KÖYE DÖNÜŞ İÇİN IŞIK

    Yeni düzenleme ile mahallelere kırsal mahalle olmanın yolunun açıldığını belirten Prof. Dr. Bülent Gülçubuk, “Kırsal mahalle olan yerleşim alanları, vergi, su bedeli ve bazı harçlardan muaf olacak veya indirim uygulanacak. Emlak vergisinden muaf olacak, bu yerlerde ticari sınai ve turistik faaliyetlerde kullanılan bina, arsa, arazi için emlak vergisi yüzde 50 indirimli uygulanacak. Bina inşaat harcı ve imarla ilgili harçlar alınmayacak, alınması gereken diğer vergi, harç ve harcamalara katılma payları yüzde 50 indirimli uygulanacak. Bu düzenlemeden kırsaldaki bütün mahalleler yararlanmalı. Bunun için muhtarlıkların başvurusu gerekli” diye konuştu. Gülçubuk, kırsal mahalleye dönüşen yerlere büyükşehir belediyesinin hizmet götürmeye devam edeceğini vurguladı. Mahallelerin kırsal mahalle statüsü almak için önce ilçe belediyelerine başvurması gerektiğini, ilçe meclisinden alınacak kararın ardından konunun büyükşehir belediye meclisine geleceğini söyleyen Gülçubuk, “Meclis 90 gün içinde başvuruya yanıt vermeli. Şimdiye kadar yapılan başvuruların yüzde 85-90’ı olumlu sonuçlandı. Belediyeler kırsal mahalleye dönüşümü kolaylaştırmalı” dedi.

 

BAŞKANLARA ÖNERİ

    Gülçubuk, belediye başkanının tarıma verdiği önemin bu dönemdeki önemine dikkat çekti.
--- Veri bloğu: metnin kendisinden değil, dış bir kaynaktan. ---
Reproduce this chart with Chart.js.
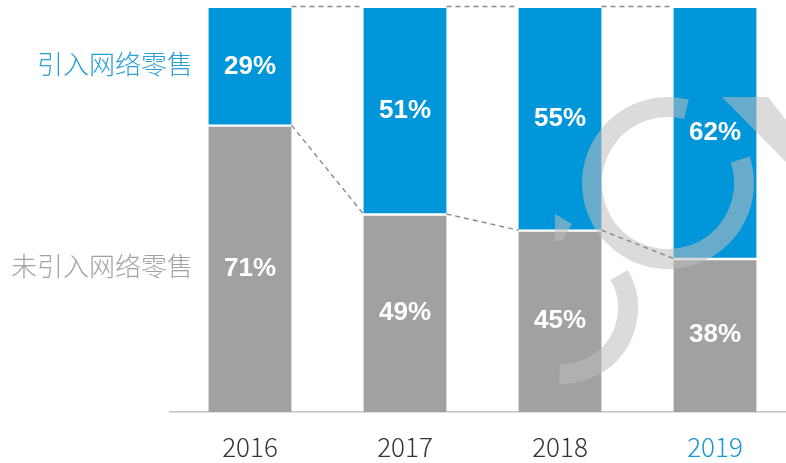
<!DOCTYPE html>
<html>
<head>
<meta charset="utf-8">
<script src="https://cdn.jsdelivr.net/npm/chart.js@4/dist/chart.umd.min.js"></script>
<style>
  html, body { margin: 0; padding: 0; background: #fff; }
  #wrap { width: 786px; height: 463px; position: relative; }
</style>
</head>
<body>
<div id="wrap"><canvas id="c"></canvas></div>
<script>
const years = ['2016', '2017', '2018', '2019'];
const onlineShare = [29, 51, 55, 62];     // 引入网络零售
const offlineShare = [71, 49, 45, 38];    // 未引入网络零售
const seriesNames = ['未引入网络零售', '引入网络零售'];

const BLUE = '#0096d9';
const GRAY = '#a0a1a0';
const BAR_W = 83;

// connectors between bars + series names on the left
const annotate = {
  id: 'annotate',
  afterDatasetsDraw(chart) {
    const ctx = chart.ctx;
    const x = chart.scales.x, y = chart.scales.y;

    // faint ring decoration
    ctx.save();
    ctx.strokeStyle = 'rgba(190,190,190,0.55)';
    ctx.fillStyle = 'rgba(190,190,190,0.55)';
    ctx.lineWidth = 20;
    ctx.beginPath();
    ctx.arc(668, 183, 76, -18 * Math.PI / 180, 284 * Math.PI / 180);
    ctx.stroke();
    ctx.beginPath();
    ctx.arc(562, 308, 66, -30 * Math.PI / 180, 92 * Math.PI / 180);
    ctx.stroke();
    ctx.beginPath();
    ctx.moveTo(722, 97); ctx.lineTo(768, 97); ctx.lineTo(786, 120); ctx.lineTo(786, 162);
    ctx.closePath();
    ctx.fill();
    ctx.beginPath();
    ctx.moveTo(555, 214); ctx.lineTo(572, 224); ctx.lineTo(562, 241); ctx.lineTo(555, 241);
    ctx.closePath();
    ctx.fill();
    ctx.restore();

    ctx.save();
    ctx.strokeStyle = '#8a8a8a';
    ctx.lineWidth = 1.4;
    ctx.setLineDash([5, 4]);
    const top = y.getPixelForValue(100) - 1.5;
    for (let i = 0; i < years.length - 1; i++) {
      const r = x.getPixelForValue(i) + BAR_W / 2;
      const l = x.getPixelForValue(i + 1) - BAR_W / 2;
      ctx.beginPath();
      ctx.moveTo(r, top); ctx.lineTo(l, top);
      ctx.stroke();
      ctx.beginPath();
      ctx.moveTo(r, y.getPixelForValue(offlineShare[i]));
      ctx.lineTo(l, y.getPixelForValue(offlineShare[i + 1]));
      ctx.stroke();
    }
    ctx.restore();
  },
  afterDraw(chart) {
    const ctx = chart.ctx;
    ctx.save();
    // value labels
    ctx.font = 'bold 26px "Liberation Sans", Arial, sans-serif';
    ctx.fillStyle = '#fff';
    ctx.textAlign = 'center';
    ctx.textBaseline = 'middle';
    chart.data.datasets.forEach((ds, di) => {
      chart.getDatasetMeta(di).data.forEach((bar, i) => {
        const p = bar.getProps(['x', 'y', 'base'], true);
        ctx.fillText(ds.data[i].y + '%', p.x, (p.y + p.base) / 2);
      });
    });
    // series names
    ctx.font = '300 26px "Noto Sans CJK SC", sans-serif';
    ctx.textAlign = 'right';
    const first = [chart.getDatasetMeta(0).data[0], chart.getDatasetMeta(1).data[0]];
    const cols = ['#a3a3a3', '#2a9fd8'];
    first.forEach((bar, di) => {
      const p = bar.getProps(['y', 'base'], true);
      ctx.fillStyle = cols[di];
      ctx.fillText(seriesNames[di], 193, (p.y + p.base) / 2 - 2);
    });
    ctx.restore();
  }
};

new Chart(document.getElementById('c'), {
  type: 'bar',
  data: {
    datasets: [
      {
        label: seriesNames[0],
        data: offlineShare.map((v, i) => ({ x: i, y: v })),
        backgroundColor: GRAY,
        borderColor: '#fff',
        borderWidth: { top: 2, left: 0, right: 0, bottom: 0 },
        borderSkipped: false,
        barThickness: BAR_W
      },
      {
        label: seriesNames[1],
        data: onlineShare.map((v, i) => ({ x: i, y: v })),
        backgroundColor: BLUE,
        borderColor: '#fff',
        borderWidth: { top: 0, left: 0, right: 0, bottom: 1 },
        borderSkipped: false,
        barThickness: BAR_W
      }
    ]
  },
  options: {
    responsive: true,
    maintainAspectRatio: false,
    animation: false,
    layout: { padding: { left: 170, top: 8, right: 0, bottom: 0 } },
    plugins: { legend: { display: false }, tooltip: { enabled: false } },
    scales: {
      x: {
        type: 'linear',
        stacked: true,
        offset: false,
        min: -0.516,
        max: 3.458,
        afterBuildTicks(scale) { scale.ticks = years.map((_, i) => ({ value: i })); },
        afterFit(scale) { scale.height = 51; },
        grid: { display: true, offset: false, drawOnChartArea: false, drawTicks: false, color: 'transparent' },
        border: { display: true, color: '#c4c4c4', width: 1.5 },
        ticks: {
          padding: 20,
          autoSkip: false,
          maxRotation: 0,
          font: { family: '"Noto Sans CJK SC", sans-serif', size: 26, weight: '300' },
          color: ctx => (ctx.tick && ctx.tick.value === years.length - 1) ? '#1a96d6' : '#333',
          callback: v => years[v]
        }
      },
      y: {
        display: false,
        stacked: true,
        min: 0,
        max: 100
      }
    }
  },
  plugins: [annotate]
});
</script>
</body>
</html>
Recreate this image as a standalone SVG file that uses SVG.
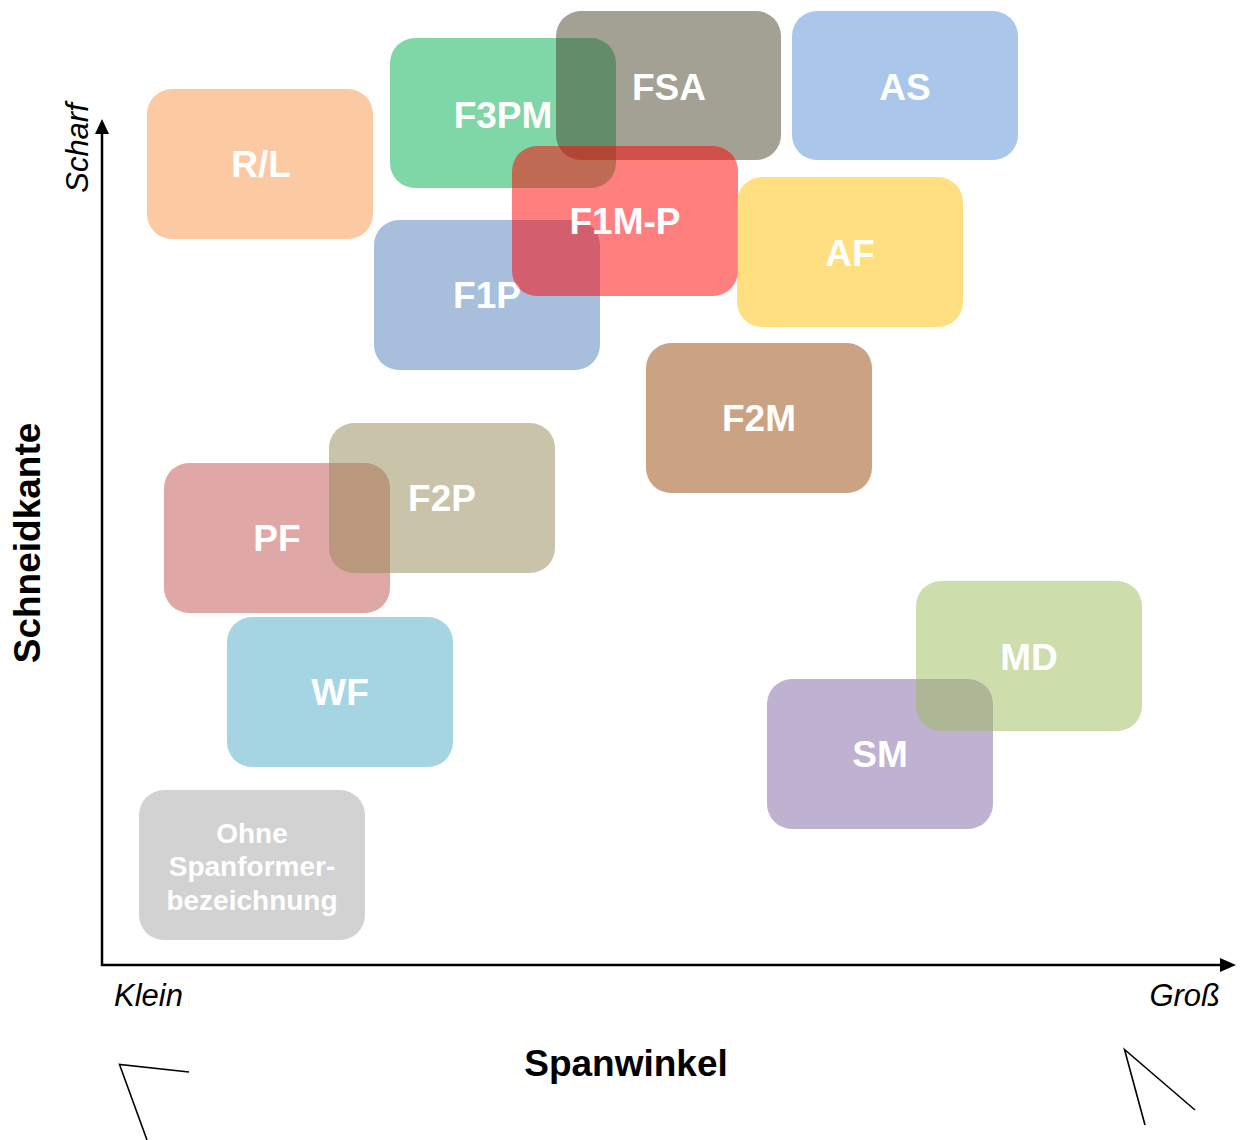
<svg xmlns="http://www.w3.org/2000/svg" width="1240" height="1140" viewBox="0 0 1240 1140">
<style>
.box{fill-opacity:0.5}
.lbl{font-family:"Liberation Sans",Arial,sans-serif;font-weight:bold;font-size:37px;fill:#ffffff;text-anchor:middle}
.small{font-size:28px}
.ax{font-family:"Liberation Sans",Arial,sans-serif;font-size:31px;font-style:italic;fill:#000}
.title{font-family:"Liberation Sans",Arial,sans-serif;font-size:37px;font-weight:bold;fill:#000;text-anchor:middle}
.sk{stroke:#000;stroke-width:1.6;fill:none}
</style>
<rect width="1240" height="1140" fill="#ffffff"/>
<g id="connectors">
<line x1="102" y1="966" x2="102" y2="132" stroke="#000" stroke-width="2.5"/>
<polygon points="102,119 95,134 109,134" fill="#000"/>
<line x1="101" y1="965" x2="1222" y2="965" stroke="#000" stroke-width="2.5"/>
<polygon points="1236,965 1220,958 1220,972" fill="#000"/>
</g>
<g id="node-RL"><rect class="box" x="147" y="89" width="226" height="150" rx="25" fill="#F79646"/><text class="lbl" x="261" y="177">R/L</text></g>
<g id="node-F3PM"><rect class="box" x="390" y="38" width="226" height="150" rx="25" fill="#00B050"/><text class="lbl" x="503" y="128">F3PM</text></g>
<g id="node-FSA"><rect class="box" x="556" y="11" width="225" height="149" rx="25" fill="#474129"/><text class="lbl" x="669" y="100">FSA</text></g>
<g id="node-AS"><rect class="box" x="792" y="11" width="226" height="149" rx="25" fill="#558ED5"/><text class="lbl" x="905" y="100">AS</text></g>
<g id="node-F1P"><rect class="box" x="374" y="220" width="226" height="150" rx="25" fill="#4F7FBB"/><text class="lbl" x="487" y="308">F1P</text></g>
<g id="node-F1MP"><rect class="box" x="512" y="146" width="226" height="150" rx="25" fill="#FF0000"/><text class="lbl" x="625" y="234">F1M-P</text></g>
<g id="node-AF"><rect class="box" x="737" y="177" width="226" height="150" rx="25" fill="#FFC000"/><text class="lbl" x="850" y="266">AF</text></g>
<g id="node-F2M"><rect class="box" x="646" y="343" width="226" height="150" rx="25" fill="#984807"/><text class="lbl" x="759" y="431">F2M</text></g>
<g id="node-PF"><rect class="box" x="164" y="463" width="226" height="150" rx="25" fill="#C0504D"/><text class="lbl" x="277" y="551">PF</text></g>
<g id="node-F2P"><rect class="box" x="329" y="423" width="226" height="150" rx="25" fill="#948A54"/><text class="lbl" x="442" y="511">F2P</text></g>
<g id="node-WF"><rect class="box" x="227" y="617" width="226" height="150" rx="25" fill="#4BACC6"/><text class="lbl" x="340" y="705">WF</text></g>
<g id="node-Ohne"><rect class="box" x="139" y="790" width="226" height="150" rx="25" fill="#A6A6A6"/><text class="lbl small" x="252" y="843">Ohne</text><text class="lbl small" x="252" y="876">Spanformer-</text><text class="lbl small" x="252" y="910">bezeichnung</text></g>
<g id="node-SM"><rect class="box" x="767" y="679" width="226" height="150" rx="25" fill="#8064A2"/><text class="lbl" x="880" y="767">SM</text></g>
<g id="node-MD"><rect class="box" x="916" y="581" width="226" height="150" rx="25" fill="#9BBB59"/><text class="lbl" x="1029" y="670">MD</text></g>
<g id="axis-labels">
<text class="ax" transform="translate(88,148) rotate(-90)" text-anchor="middle">Scharf</text>
<text class="title" transform="translate(40,543) rotate(-90)">Schneidkante</text>
<text class="ax" x="114" y="1006">Klein</text>
<text class="ax" x="1220" y="1006" text-anchor="end">Groß</text>
<text class="title" x="626" y="1076">Spanwinkel</text>
</g>
<g id="sketches">
<polyline class="sk" points="189,1072 119.5,1064.5 147,1140"/>
<polyline class="sk" points="1195,1110 1124.5,1049.5 1145,1125"/>
</g>
</svg>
Belediyelerde kırsal meclis ya da kırsal kalkınma konseyi oluşturulabileceğini, köylere ait taşınmazların dokunmaması ve halk yararına kullanılmasını, çiftçiye üretim maliyetini düşürecek katkılarda bulunabileceklerini söyleyen Gülçubuk, kırsalda üretilen ürünlerin katma değerini artırıcı girişimlerde bulunulması, kırsala altyapı hizmetlerinin düzenli götürülmesi, kentteki sosyal olanakların kırsala taşınması gibi hizmetler yapılabileceğini söyledi.

 

KÖY MALLARININ TEKRAR KAZANIMI İÇİN DAVA FORMÜLÜ

    Demre Belediye Başkanı Okan Kocakaya, Antalya’nın üretimin ve tarımın merkezi olduğunu belirtirken, yasadan en çok kendi bölgelerinin etkilendiğini söyledi. “Tarımı göz ardı edemeyiz. Biz köylüye destek olmalıyız ki üretsinler” diyen Kocakaya, yasanın çıkmasıyla belediyelere devredilen köyün ortak mal ve mülkleri tekrar alabilmeleri için hukuki sürece bakıp, bu konudaki davalara öncülük edebileceklerini söyledi.

 

KÖYLÜLERİN MALINI VERİRKEN SIKINTI YAŞIYORUZ

    Döşemealtı Belediye Başkanı Turgay Genç, köylerin mahalleye çevrilmesinin başından beri yanlış bir karar olduğunu söyledi. Genç, belediyeye geçen köy mallarını kooperatiflere vermek istediklerini ancak Satıştay ile karşı karşıya kaldıklarını bildirdi. İlçede 12 mahallenin kırsal mahalle olmak için başvurduğunu, belediye meclisinden taleplerin onaylandığını bildiren Genç, “Tarım ve hayvancılığı ilçemizde nasıl geliştiririz bununla ilgili ciddi çalışmalar yürütüyoruz. Üreticiyi koruma yönünde kararlar alıyoruz” dedi.

 

2 KOYUNLA GEÇİNEN KÖYLÜ FATURALARLA BAŞ EDEMEZ

    Muhtarlar Derneği Başkanı Nazif Alp, köyden mahalleye dönüştürülen köylerde üretimin aksadığını belirtirken, “Komşusunun şikayet ettiği bir besiciye çevre kirliliği nedeniyle ceza kesiliyor. Böyle bir ortamda kırsaldakiler besicilik yapıp, sütümüzü yoğurdumuzu üretebilir mi?” diye sordu. Yasa ile kırsalda yaşayanların bir çok vergi ve harçla karşı karşıya kaldığını anlatan Alp, “Toroslarda 2 koyunla geçinen köylü faturalarla nasıl baş edecek. Köyler kırsal mahalle olarak da olsa korunmalı. Tarımı kesinlikle kucaklamalıyız, köylümüzü yok saymamalıyız. Köylü bugün, yarın, yarından sonra da lazım. Yasa tekrar ele alınmalı. Buradan sesleniyorum, muhtarlarımız kırsal mahalle olmak için mutlaka başvuruda bulunsun” diye konuştu.